In meinem täglichen Leben wirkt sich das sehr stark auf die Emotionen aus. In schönen Momenten und Erlebnissen sind sie überschwänglich und ich bringe sie sehr oft zum Ausdruck, wie schön es hier ist, wie gut das Essen schmeckt, wie glücklich ich bin.
Im Gegenzug, in den weniger schönen Momenten des Lebens – Streit, Unzufriedenheit, negative Erfahrungen setzen sehr starke negative Emotionen.
Diese Bandbreite an Stimmungsschwankungen ist sehr groß, was mich oft an den Rand der Verzweiflung bringt.
Wenn ich in so einer schlimmen Situation etwas unternehme, ist alles andere teilweise sofort vergessen, aber nur in diesem Moment der Freude. Sobald Ruhe einkehrt, treten die negativen Gedanken und Gefühle sofort wieder in den Vordergrund. Spätestens, wenn ich in meinem Leben etwas sehe, das mich an einen Moment erinnert, der mit irgendeinem Teil der Situation verbunden ist.
Da die positiven Einzelmomente überwiegen, nimmt mich fast jeder als einen sehr fröhlichen und strahlenden Menschen wahr.
Geht es noch jemandem so, dass die Gefühle in beide Richtungen sehr stark sind?

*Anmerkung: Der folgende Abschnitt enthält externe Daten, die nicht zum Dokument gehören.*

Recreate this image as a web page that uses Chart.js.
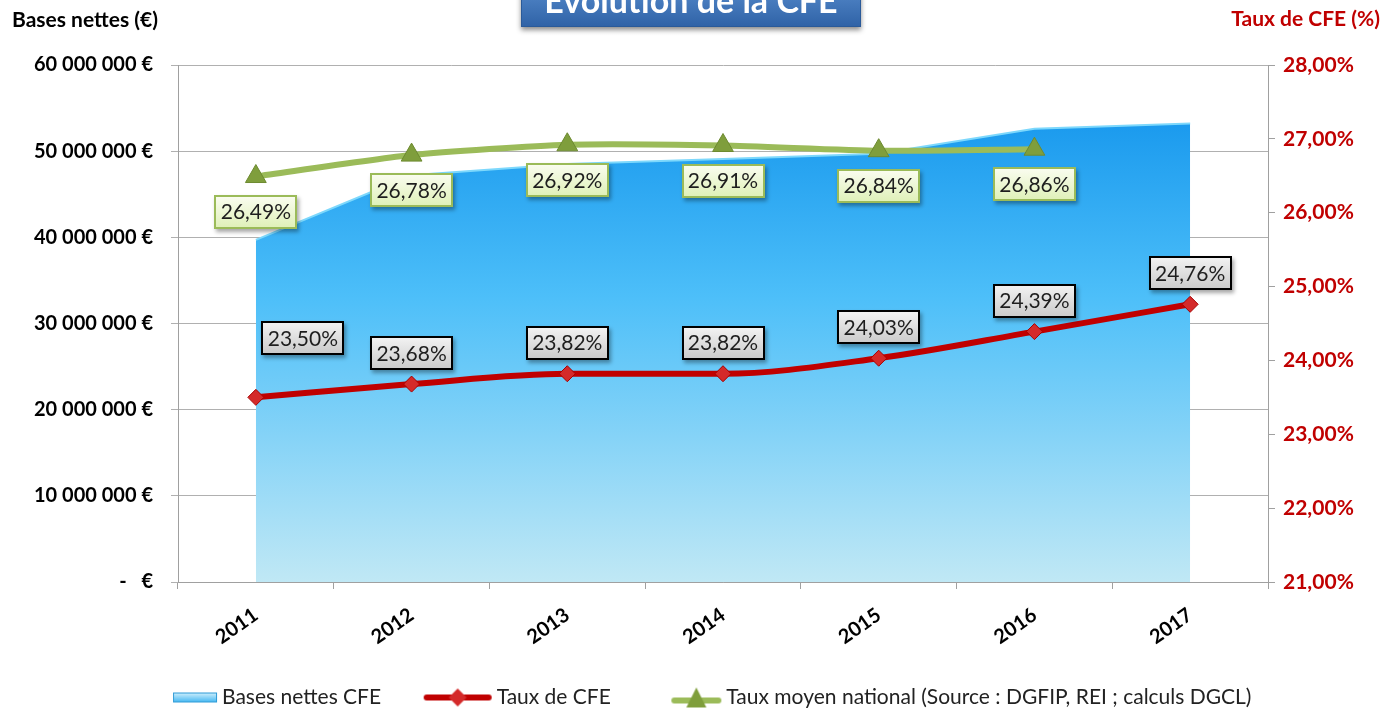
<!DOCTYPE html>
<html>
<head>
<meta charset="utf-8">
<script src="https://cdn.jsdelivr.net/npm/chart.js@4.4.0/dist/chart.umd.min.js"></script>
<style>
  html, body { margin: 0; padding: 0; background: #fff; }
  #wrap { width: 1388px; height: 714px; position: relative; }
</style>
</head>
<body>
<div id="wrap"><canvas id="cfe" width="1388" height="714"></canvas></div>
<script>
// Categories
var years = ["2011", "2012", "2013", "2014", "2015", "2016", "2017"];

// Series values
var basesNettes = [39700000, 47200000, 48500000, 49100000, 49700000, 52600000, 53200000];
var tauxCFE = [23.50, 23.68, 23.82, 23.82, 24.03, 24.39, 24.76];
var tauxNational = [26.49, 26.78, 26.92, 26.91, 26.84, 26.86, null];

// Tick values of both value axes
var baseTicks = [0, 10000000, 20000000, 30000000, 40000000, 50000000, 60000000];
var tauxTicks = [21, 22, 23, 24, 25, 26, 27, 28];

// Labels
var seriesNames = ["Bases nettes CFE", "Taux de CFE", "Taux moyen national (Source : DGFIP, REI ; calculs DGCL)"];
var chartTitle = "Évolution de la CFE";
var leftTitle = "Bases nettes (€)";
var rightTitle = "Taux de CFE (%)";

var FONT = "Lato, 'Open Sans', sans-serif";
var LEGEND_SIZE = 21;
var LEGEND_BOX = 75;

function fmtEuro(v) {
  if (v === 0) return "-   €";
  return String(v).replace(/\B(?=(\d{3})+(?!\d))/g, " ") + " €";
}
function fmtPct(v) {
  return v.toFixed(2).replace(".", ",") + "%";
}

// Small canvases used as legend markers.
// The marker is placed so that its right end sits just before the legend text.
function makeMarker(mw, h, draw) {
  var r = LEGEND_BOX / 2 + LEGEND_SIZE / 2 - 4;
  var half = Math.max(r, mw - r);
  var c = document.createElement("canvas");
  c.width = Math.ceil(half * 2);
  c.height = h;
  var ctx = c.getContext("2d");
  ctx.translate(half + r - mw, 0);
  draw(ctx, mw, h);
  return c;
}
var markers = [
  makeMarker(46, 14, function (ctx) {
    var g = ctx.createLinearGradient(0, 2, 0, 12);
    g.addColorStop(0, "#d4f1fd");
    g.addColorStop(1, "#3fb6f2");
    ctx.fillStyle = g;
    ctx.fillRect(1, 2, 44, 10);
    ctx.strokeStyle = "#2e9ad6";
    ctx.lineWidth = 1;
    ctx.strokeRect(1.5, 2.5, 43, 9);
  }),
  makeMarker(70, 22, function (ctx) {
    ctx.strokeStyle = "#c00000";
    ctx.lineWidth = 6;
    ctx.lineCap = "round";
    ctx.beginPath();
    ctx.moveTo(4, 11);
    ctx.lineTo(66, 11);
    ctx.stroke();
    ctx.fillStyle = "#d42a2a";
    ctx.beginPath();
    ctx.moveTo(35, 2);
    ctx.lineTo(44, 11);
    ctx.lineTo(35, 20);
    ctx.lineTo(26, 11);
    ctx.closePath();
    ctx.fill();
  }),
  makeMarker(52, 24, function (ctx) {
    ctx.strokeStyle = "#9bbb59";
    ctx.lineWidth = 6;
    ctx.lineCap = "round";
    ctx.beginPath();
    ctx.moveTo(4, 15);
    ctx.lineTo(48, 15);
    ctx.stroke();
    ctx.fillStyle = "#7f9e3c";
    ctx.beginPath();
    ctx.moveTo(26, 2);
    ctx.lineTo(36, 22);
    ctx.lineTo(16, 22);
    ctx.closePath();
    ctx.fill();
  })
];

// Value boxes per dataset index
var boxStyles = {
  1: {
    offsets: [[47, -59], [0, -31], [0, -31], [0, -31], [0, -31], [0, -31], [0, -31]],
    fillTop: "#f4f4f4", fillBottom: "#c9c9c9", border: "#000", borderWidth: 2
  },
  2: {
    offsets: [[0, 35], [0, 35], [0, 35], [0, 35], [0, 35], [0, 35], [0, 35]],
    fillTop: "#fbfdf2", fillBottom: "#def0b6", border: "#9bbb59", borderWidth: 2
  }
};

function drawBox(ctx, cx, cy, text, st) {
  var w = 83, h = 34;
  var x = Math.round(cx - w / 2), y = Math.round(cy - h / 2);
  ctx.save();
  var g = ctx.createLinearGradient(0, y, 0, y + h);
  g.addColorStop(0, st.fillTop);
  g.addColorStop(1, st.fillBottom);
  ctx.shadowColor = "rgba(0,0,0,0.35)";
  ctx.shadowBlur = 4;
  ctx.shadowOffsetX = 2;
  ctx.shadowOffsetY = 3;
  ctx.fillStyle = g;
  ctx.fillRect(x, y, w, h);
  ctx.shadowColor = "transparent";
  ctx.lineWidth = st.borderWidth;
  ctx.strokeStyle = st.border;
  ctx.strokeRect(x + 1, y + 1, w - 2, h - 2);
  ctx.fillStyle = "#1e1e1e";
  ctx.font = "21px " + FONT;
  ctx.textAlign = "center";
  ctx.textBaseline = "middle";
  ctx.fillText(text, cx, cy + 1);
  ctx.restore();
}

var valueBoxes = {
  id: "valueBoxes",
  afterDatasetsDraw: function (chart) {
    var ctx = chart.ctx;
    chart.data.datasets.forEach(function (ds, i) {
      var st = boxStyles[i];
      if (!st) return;
      chart.getDatasetMeta(i).data.forEach(function (pt, j) {
        var v = ds.data[j];
        if (v === null || v === undefined) return;
        drawBox(ctx, pt.x + st.offsets[j][0], pt.y + st.offsets[j][1], fmtPct(v), st);
      });
    });
  }
};

// Axis titles and the clipped title box at the top
var decorations = {
  id: "decorations",
  beforeDraw: function (chart) {
    var ctx = chart.ctx;
    ctx.save();
    ctx.fillStyle = "#fff";
    ctx.fillRect(0, 0, chart.width, chart.height);
    ctx.restore();
  },
  afterDraw: function (chart) {
    var ctx = chart.ctx;
    ctx.save();
    ctx.font = "bold 21px " + FONT;
    ctx.textBaseline = "middle";
    ctx.fillStyle = "#000";
    ctx.textAlign = "left";
    ctx.fillText(leftTitle, 12, 20);
    ctx.fillStyle = "#c00000";
    ctx.textAlign = "right";
    ctx.fillText(rightTitle, 1380, 19);

    // title box
    var g = ctx.createLinearGradient(0, -20, 0, 27);
    g.addColorStop(0, "#5a8fd0");
    g.addColorStop(1, "#2f62a6");
    ctx.shadowColor = "rgba(0,0,0,0.45)";
    ctx.shadowBlur = 5;
    ctx.shadowOffsetY = 3;
    ctx.fillStyle = g;
    ctx.fillRect(521, -20, 340, 47);
    ctx.shadowColor = "transparent";
    ctx.strokeStyle = "#2a5a99";
    ctx.lineWidth = 1;
    ctx.strokeRect(521.5, -20, 339, 46.5);
    ctx.fillStyle = "#fff";
    ctx.font = "bold 34px " + FONT;
    ctx.textAlign = "center";
    ctx.textBaseline = "alphabetic";
    ctx.fillText(chartTitle, 691, 13);
    ctx.restore();
  }
};

function areaGradient(context) {
  var area = context.chart.chartArea;
  if (!area) return "#5cc6fb";
  var g = context.chart.ctx.createLinearGradient(0, area.top, 0, area.bottom);
  g.addColorStop(0, "#0a8eea");
  g.addColorStop(0.45, "#4dbff9");
  g.addColorStop(1, "#c0e8f5");
  return g;
}

function build() {
  new Chart(document.getElementById("cfe"), {
    type: "line",
    data: {
      labels: years,
      datasets: [
        {
          label: seriesNames[0],
          data: basesNettes,
          yAxisID: "y",
          fill: "origin",
          backgroundColor: areaGradient,
          borderColor: "#7dd8fc",
          borderWidth: 2,
          pointRadius: 0,
          tension: 0,
          order: 3
        },
        {
          label: seriesNames[1],
          data: tauxCFE,
          yAxisID: "y1",
          borderColor: "#c00000",
          borderWidth: 6,
          pointStyle: "rectRot",
          pointRadius: 8,
          pointBackgroundColor: "#d42a2a",
          pointBorderColor: "#a80000",
          pointBorderWidth: 1,
          cubicInterpolationMode: "monotone",
          order: 1
        },
        {
          label: seriesNames[2],
          data: tauxNational,
          yAxisID: "y1",
          borderColor: "#9bbb59",
          borderWidth: 6,
          pointStyle: "triangle",
          pointRadius: 12,
          pointBackgroundColor: "#7f9e3c",
          pointBorderColor: "#6d8a30",
          pointBorderWidth: 1,
          tension: 0.2,
          order: 2
        }
      ]
    },
    options: {
      responsive: false,
      animation: false,
      devicePixelRatio: 1,
      layout: { padding: { top: 65, left: 0, right: 0, bottom: -4 } },
      scales: {
        x: {
          type: "category",
          offset: true,
          grid: { display: true, drawOnChartArea: false, drawTicks: true, tickLength: 7, color: "#a0a0a0", offset: true },
          border: { display: true, color: "#a0a0a0" },
          ticks: {
            font: { family: FONT, size: 20, weight: "bold" },
            color: "#000",
            minRotation: 35,
            maxRotation: 35,
            autoSkip: false,
            padding: 14
          },
          afterFit: function (s) { s.height = 75; }
        },
        y: {
          position: "left",
          min: baseTicks[0],
          max: baseTicks[baseTicks.length - 1],
          afterBuildTicks: function (s) { s.ticks = baseTicks.map(function (v) { return { value: v }; }); },
          grid: { color: "#b0b0b0", tickLength: 7, drawTicks: true },
          border: { display: true, color: "#a0a0a0" },
          ticks: {
            font: { family: FONT, size: 20, weight: "bold" },
            color: "#000",
            padding: 18,
            callback: function (v) { return fmtEuro(v); }
          },
          afterFit: function (s) { s.width = 178; }
        },
        y1: {
          position: "right",
          min: tauxTicks[0],
          max: tauxTicks[tauxTicks.length - 1],
          afterBuildTicks: function (s) { s.ticks = tauxTicks.map(function (v) { return { value: v }; }); },
          grid: { drawOnChartArea: false, tickLength: 7, drawTicks: true, color: "#a0a0a0" },
          border: { display: true, color: "#a0a0a0" },
          ticks: {
            font: { family: FONT, size: 21, weight: "bold" },
            color: "#c00000",
            padding: 8,
            callback: function (v) { return fmtPct(v); }
          },
          afterFit: function (s) { s.width = 120; }
        }
      },
      plugins: {
        tooltip: { enabled: false },
        legend: {
          position: "bottom",
          labels: {
            usePointStyle: true,
            pointStyleWidth: LEGEND_BOX,
            padding: 30,
            color: "#222",
            font: { family: FONT, size: LEGEND_SIZE },
            sort: function (a, b) { return a.datasetIndex - b.datasetIndex; },
            generateLabels: function (chart) {
              var items = Chart.defaults.plugins.legend.labels.generateLabels(chart);
              items.forEach(function (it) { it.pointStyle = markers[it.datasetIndex]; });
              return items;
            }
          }
        }
      }
    },
    plugins: [decorations, valueBoxes]
  });
}

if (document.fonts && document.fonts.load) {
  Promise.all([
    document.fonts.load("bold 17px Lato"),
    document.fonts.load("19px Lato")
  ]).then(build, build);
} else {
  build();
}
</script>
</body>
</html>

In einem Moment pure Freude, weil dieser Moment gegenwärtig ist, im anderen pure Traurigkeit?
Für mich persönlich ist das eine große Belastung, und darüber zu reden, hilft nur vorübergehend und holt mich immer wieder neu ein. Hinzu kommt das Unverständnis der Menschen um mich herum.